The Bush movement spent the last five years completely ignoring Democrats like Nancy Pelosi, except when it came time to mock them as Osama bin Defeatocrats. Now the President has to have a personal sit-down with her at the White House and treat her with the greatest respect.

How do you think Tom DeLay, Dick Cheney and Karl Rove feel inside as they watch Nancy Pelosi and Charlie Rangel and Barney Frank and John Conyers take over their Congress? This is a humbling and crushing blow to them -- only a fraction of what they deserve and what the country needs, but substantial nonetheless (just as an aside, for a politician widely viewed as weak, Nancy Pelosi has done everything right politically, and really nothing wrong, both before the election and since).

By stonewalling and concealing all relevant information from Congress, the White House has ensured that the very Senators and Representatives whom they want to amend FISA and legalize the NSA program know nothing about that program. Even several GOP Senators made clear that it is impossible to amend FISA in any meaningful way without first holding hearings to find out what the administration has been doing with its secret eavesdropping powers (those same GOP Senators, needless to say, shortly thereafter announced that they would support legalizing the program even without the information they said was "necessary" to make a meaningful choice).

The administration has not only kept Congress completely in the dark about how it has been eavesdropping, but they also have repeatedly violated their promises to disclose information about those activities. Their behavior was so severe that it prompted even the meek and exceedingly cooperative Jay Rockefeller to complain vociferously (for him). At the very least, Democrats cannot be pressured into hastily enacting any eavesdropping bill while they still are in the dark, and I don't expect that they will (though how the Democrats will really behave is still a big unknown).

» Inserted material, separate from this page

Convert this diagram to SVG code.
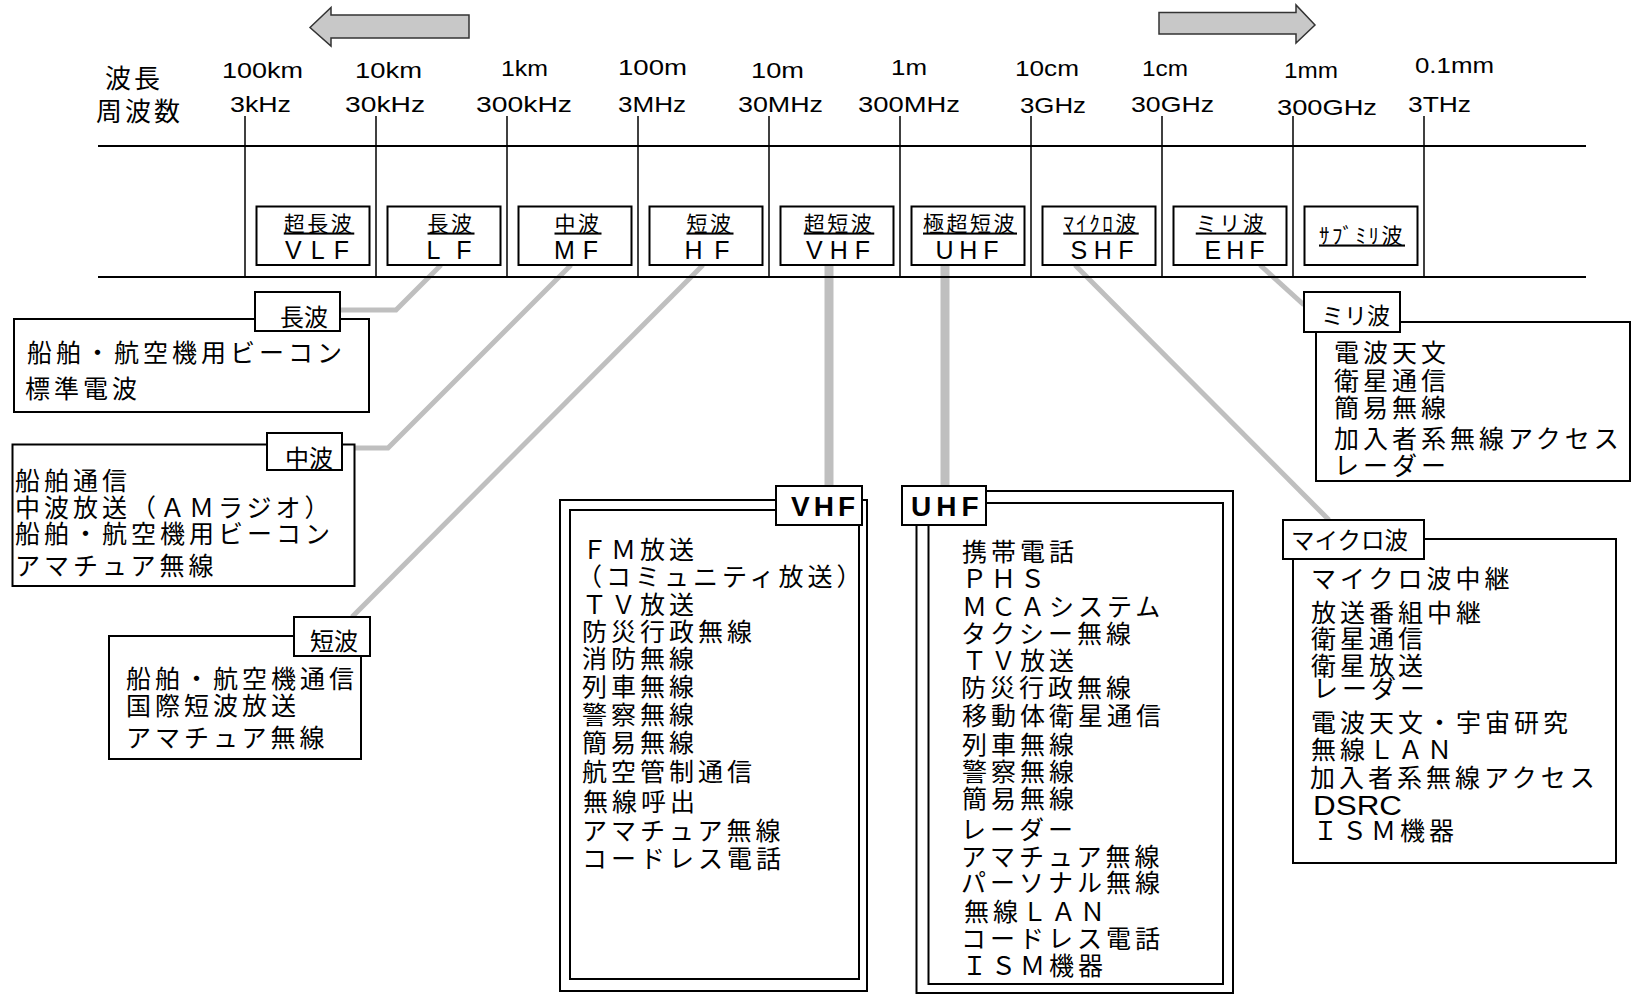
<svg xmlns="http://www.w3.org/2000/svg" width="1633" height="995" viewBox="0 0 1633 995">
<style>
.ax{stroke:#000;stroke-width:2;fill:none}
.tick{stroke:#000;stroke-width:1.5}
.box{fill:#fff;stroke:#000;stroke-width:2}
.con{stroke:#bfbfbf;stroke-width:5;fill:none}
.conv{stroke:#bfbfbf;stroke-width:9;fill:none}
.arrow{fill:#c8c8c8;stroke:#333;stroke-width:1.5}
.jp{font-family:"Noto Sans CJK JP","Noto Sans CJK SC",sans-serif;fill:#000}
.list{font-size:25px;letter-spacing:4px}
.tab{font-size:24px}
.head{font-size:26px;letter-spacing:3px}
.band{font-size:21px;letter-spacing:2.5px;text-decoration:underline;text-anchor:middle}
.en{font-family:"Liberation Sans",Arial,sans-serif;fill:#000}
.bandEn{font-size:25px;text-anchor:middle}
.lbl{font-size:22px}
.tabEn{font-size:28px;font-weight:bold}
</style>

<g id="connectors">
<polyline class="con" points="441,265 396,310 341,310"/>
<polyline class="con" points="571,265 388,448 355,448"/>
<polyline class="con" points="703,265 352,617"/>
<line class="conv" x1="829" y1="265" x2="829" y2="486"/>
<line class="conv" x1="945" y1="265" x2="945" y2="486"/>
<polyline class="con" points="1075,265 1329,520"/>
<polyline class="con" points="1260,265 1304,305"/>
</g>

<g id="arrows">
<polygon class="arrow" points="310,27.5 331,7.5 331,15 469,15 469,38 331,38 331,46"/>
<polygon class="arrow" points="1315,25 1296,5 1296,12.5 1159,12.5 1159,34 1296,34 1296,43"/>
</g>

<g id="axis">
<line class="ax" x1="98" y1="146" x2="1586" y2="146"/>
<line class="ax" x1="98" y1="277" x2="1586" y2="277"/>
<line class="tick" x1="245" y1="116" x2="245" y2="277"/>
<line class="tick" x1="376" y1="116" x2="376" y2="277"/>
<line class="tick" x1="507" y1="116" x2="507" y2="277"/>
<line class="tick" x1="638" y1="116" x2="638" y2="277"/>
<line class="tick" x1="769" y1="116" x2="769" y2="277"/>
<line class="tick" x1="900" y1="116" x2="900" y2="277"/>
<line class="tick" x1="1031" y1="116" x2="1031" y2="277"/>
<line class="tick" x1="1162" y1="116" x2="1162" y2="277"/>
<line class="tick" x1="1293" y1="116" x2="1293" y2="277"/>
<line class="tick" x1="1424" y1="116" x2="1424" y2="277"/>
<text class="jp head" x="105" y="88">波長</text>
<text class="jp head" x="96" y="121">周波数</text>
<g class="en lbl">
<text x="222" y="77.5" textLength="81" lengthAdjust="spacingAndGlyphs">100km</text>
<text x="355" y="77.5" textLength="67" lengthAdjust="spacingAndGlyphs">10km</text>
<text x="501" y="76" textLength="47" lengthAdjust="spacingAndGlyphs">1km</text>
<text x="618" y="75" textLength="69" lengthAdjust="spacingAndGlyphs">100m</text>
<text x="751" y="77.5" textLength="53" lengthAdjust="spacingAndGlyphs">10m</text>
<text x="891" y="75" textLength="36" lengthAdjust="spacingAndGlyphs">1m</text>
<text x="1015" y="76" textLength="64" lengthAdjust="spacingAndGlyphs">10cm</text>
<text x="1142" y="76" textLength="46" lengthAdjust="spacingAndGlyphs">1cm</text>
<text x="1284" y="78" textLength="54" lengthAdjust="spacingAndGlyphs">1mm</text>
<text x="1415" y="72.5" textLength="79" lengthAdjust="spacingAndGlyphs">0.1mm</text>
<text x="230" y="112" textLength="61" lengthAdjust="spacingAndGlyphs">3kHz</text>
<text x="345" y="112" textLength="80" lengthAdjust="spacingAndGlyphs">30kHz</text>
<text x="476" y="112" textLength="96" lengthAdjust="spacingAndGlyphs">300kHz</text>
<text x="618" y="112" textLength="68" lengthAdjust="spacingAndGlyphs">3MHz</text>
<text x="738" y="112" textLength="85" lengthAdjust="spacingAndGlyphs">30MHz</text>
<text x="858" y="112" textLength="102" lengthAdjust="spacingAndGlyphs">300MHz</text>
<text x="1020" y="113" textLength="66" lengthAdjust="spacingAndGlyphs">3GHz</text>
<text x="1131" y="112" textLength="83" lengthAdjust="spacingAndGlyphs">30GHz</text>
<text x="1277" y="114.5" textLength="100" lengthAdjust="spacingAndGlyphs">300GHz</text>
<text x="1408" y="112" textLength="63" lengthAdjust="spacingAndGlyphs">3THz</text>
</g>
</g>

<g id="band-vlf"><rect class="box" x="256.5" y="206.5" width="113" height="58.5"/><text class="jp band" x="319" y="230.5">超長波</text><text class="en bandEn" x="317" y="259" textLength="64" lengthAdjust="spacing">VLF</text></g>
<g id="band-lf"><rect class="box" x="387.5" y="206.5" width="113" height="58.5"/><text class="jp band" x="451" y="230.5">長波</text><text class="en bandEn" x="449" y="259" textLength="45" lengthAdjust="spacing">LF</text></g>
<g id="band-mf"><rect class="box" x="518.5" y="206.5" width="113" height="58.5"/><text class="jp band" x="578" y="230.5">中波</text><text class="en bandEn" x="576" y="259" textLength="44" lengthAdjust="spacing">MF</text></g>
<g id="band-hf"><rect class="box" x="649.5" y="206.5" width="113" height="58.5"/><text class="jp band" x="710" y="230.5">短波</text><text class="en bandEn" x="707" y="259" textLength="45" lengthAdjust="spacing">HF</text></g>
<g id="band-vhf"><rect class="box" x="780.5" y="206.5" width="113" height="58.5"/><text class="jp band" x="839" y="230.5">超短波</text><text class="en bandEn" x="838" y="259" textLength="64" lengthAdjust="spacing">VHF</text></g>
<g id="band-uhf"><rect class="box" x="911.5" y="206.5" width="113" height="58.5"/><text class="jp band" x="970" y="230.5">極超短波</text><text class="en bandEn" x="967" y="259" textLength="63" lengthAdjust="spacing">UHF</text></g>
<g id="band-shf"><rect class="box" x="1042.5" y="206.5" width="113" height="58.5"/><text class="jp band" x="1101" y="230.5">ﾏｲｸﾛ波</text><text class="en bandEn" x="1102" y="259" textLength="63" lengthAdjust="spacing">SHF</text></g>
<g id="band-ehf"><rect class="box" x="1173.5" y="206.5" width="113" height="58.5"/><text class="jp band" x="1231" y="230.5">ミリ波</text><text class="en bandEn" x="1234.5" y="259" textLength="60" lengthAdjust="spacing">EHF</text></g>
<g id="band-submm"><rect class="box" x="1304.5" y="206.5" width="113" height="58.5"/><text class="jp band" x="1362" y="242.5">ｻﾌﾞﾐﾘ波</text></g>

<g id="box-lf">
<rect class="box" x="14" y="319" width="355" height="93"/>
<rect class="box" x="255" y="292" width="85" height="39"/>
<text class="jp tab" x="280" y="326">長波</text>
<text class="jp list" x="27" y="361.5">船舶・航空機用ビーコン</text>
<text class="jp list" x="25" y="398">標準電波</text>
</g>

<g id="box-mf">
<rect class="box" x="12.5" y="444.5" width="342" height="141.5"/>
<rect class="box" x="267" y="433" width="75" height="37"/>
<text class="jp tab" x="285" y="466.5">中波</text>
<text class="jp list" x="15" y="490">船舶通信</text>
<text class="jp list" x="15" y="516.5">中波放送（ＡＭラジオ）</text>
<text class="jp list" x="15" y="543">船舶・航空機用ビーコン</text>
<text class="jp list" x="15" y="575">アマチュア無線</text>
</g>

<g id="box-hf">
<rect class="box" x="109" y="636" width="252" height="123"/>
<rect class="box" x="294" y="617" width="76" height="39"/>
<text class="jp tab" x="310" y="650">短波</text>
<text class="jp list" x="126" y="688">船舶・航空機通信</text>
<text class="jp list" x="126" y="715">国際短波放送</text>
<text class="jp list" x="126" y="746.5">アマチュア無線</text>
</g>

<g id="box-vhf">
<rect class="box" x="560" y="500" width="307" height="491"/>
<rect class="box" x="570" y="510" width="289" height="469"/>
<rect class="box" x="776" y="486" width="86" height="39"/>
<text class="en tabEn" x="791" y="516" letter-spacing="4">VHF</text>
<text class="jp list" x="582" y="559">ＦＭ放送</text>
<text class="jp list" x="577" y="586">（コミュニティ放送）</text>
<text class="jp list" x="582" y="613.5">ＴＶ放送</text>
<text class="jp list" x="582" y="641">防災行政無線</text>
<text class="jp list" x="582" y="668">消防無線</text>
<text class="jp list" x="582" y="695.5">列車無線</text>
<text class="jp list" x="582" y="724">警察無線</text>
<text class="jp list" x="582" y="752">簡易無線</text>
<text class="jp list" x="582" y="780.5">航空管制通信</text>
<text class="jp list" x="583" y="811">無線呼出</text>
<text class="jp list" x="582" y="840">アマチュア無線</text>
<text class="jp list" x="582" y="867.5">コードレス電話</text>
</g>

<g id="box-uhf">
<rect class="box" x="916.5" y="491" width="316.5" height="502"/>
<rect class="box" x="928.5" y="503" width="294.5" height="481"/>
<rect class="box" x="902" y="486" width="84" height="39"/>
<text class="en tabEn" x="911" y="516" letter-spacing="5">UHF</text>
<text class="jp list" x="962" y="560.5">携帯電話</text>
<text class="jp list" x="962" y="588">ＰＨＳ</text>
<text class="jp list" x="962" y="615.5">ＭＣＡシステム</text>
<text class="jp list" x="961" y="642.5">タクシー無線</text>
<text class="jp list" x="962" y="670">ＴＶ放送</text>
<text class="jp list" x="961" y="697">防災行政無線</text>
<text class="jp list" x="962" y="724.5">移動体衛星通信</text>
<text class="jp list" x="962" y="753.5">列車無線</text>
<text class="jp list" x="962" y="781">警察無線</text>
<text class="jp list" x="962" y="808">簡易無線</text>
<text class="jp list" x="961" y="838.5">レーダー</text>
<text class="jp list" x="961" y="866">アマチュア無線</text>
<text class="jp list" x="961" y="891.5">パーソナル無線</text>
<text class="jp list" x="964" y="921">無線ＬＡＮ</text>
<text class="jp list" x="961" y="948">コードレス電話</text>
<text class="jp list" x="962" y="975">ＩＳＭ機器</text>
</g>

<g id="box-ehf">
<rect class="box" x="1316" y="322" width="314" height="159"/>
<rect class="box" x="1304" y="292" width="96" height="40"/>
<text class="jp tab" x="1321" y="323.5" style="font-size:23px">ミリ波</text>
<text class="jp list" x="1334" y="361.5">電波天文</text>
<text class="jp list" x="1334" y="390">衛星通信</text>
<text class="jp list" x="1334" y="416.5">簡易無線</text>
<text class="jp list" x="1334" y="448">加入者系無線アクセス</text>
<text class="jp list" x="1334" y="475">レーダー</text>
</g>

<g id="box-shf">
<rect class="box" x="1293" y="539" width="323" height="324"/>
<rect class="box" x="1283" y="520" width="141" height="39"/>
<text class="jp tab" x="1291" y="548.5" style="font-size:23.5px">マイクロ波</text>
<text class="jp list" x="1311" y="588">マイクロ波中継</text>
<text class="jp list" x="1311" y="621.5">放送番組中継</text>
<text class="jp list" x="1311" y="648">衛星通信</text>
<text class="jp list" x="1311" y="675">衛星放送</text>
<text class="jp list" x="1313" y="698">レーダー</text>
<text class="jp list" x="1311" y="731.5">電波天文・宇宙研究</text>
<text class="jp list" x="1311" y="758.5">無線ＬＡＮ</text>
<text class="jp list" x="1310" y="786.5">加入者系無線アクセス</text>
<text class="en" x="1313" y="815" style="font-size:27px" textLength="89" lengthAdjust="spacingAndGlyphs">DSRC</text>
<text class="jp list" x="1313" y="840">ＩＳＭ機器</text>
</g>
</svg>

Already the pious and wise Beltway pundits are speaking in scripted unison about how Democrats better realize that they need to be conciliatory and moderate and well-behaved. That's all well and good, but Democrats also need to realize that they have resoundingly triumphed and the Bush movement is staggering around in a weakened and humiliated state. They need to ensure that the "lame duck" sesssion of Congress lives up to its name in every respect.

UPDATE: It doesn't look like there there is excessive meekness or conciliation coming from the soon-to-be Chairman of the House Ways and Means Committee, Rep. Charlie Rangel, who "revealed yesterday that he's got his eye on Capitol Hill office space now held by . . . Vice President Dick Cheney":

"Mr. Cheney enjoys an office on the second floor of the House of Representatives that historically has been designated for the Ways and Means Committee chairman," explained Rangel . . . "I talked to [future House Speaker] Nancy Pelosi about it this morning," a giddy Rangel crowed during a news conference at his Harlem office. "I'm trying to find some way to be gentle as I restore the dignity of that office," chuckled Rangel. "You gotta go, you gotta go."

Many of the tactics Republicans used over the last five years to strip the Democrats of all power and participation in our government were psychological -- drastically reducing their staffs, shoving them into dingy and tiny basement offices. One doesn't want to replicate the worst Republican offenses, but it is necessary that they taste some of their own medicine -- for practical reasons as well as for fairness and justice.

Soon-to-be-Chairman Rangel seems eager to get a start on all of that. I wonder if Fred Hiatt and David Broder approve of his plan.

UPDATE II: According to Kos, Heather Wilson's race is not yet decided and she still may lose. Having the "TSA" House sponsor lose would be sweet justice. The same is true for Jean Schmidt, though both she and Wilson have very small leads with provisional and other ballots left to be counted.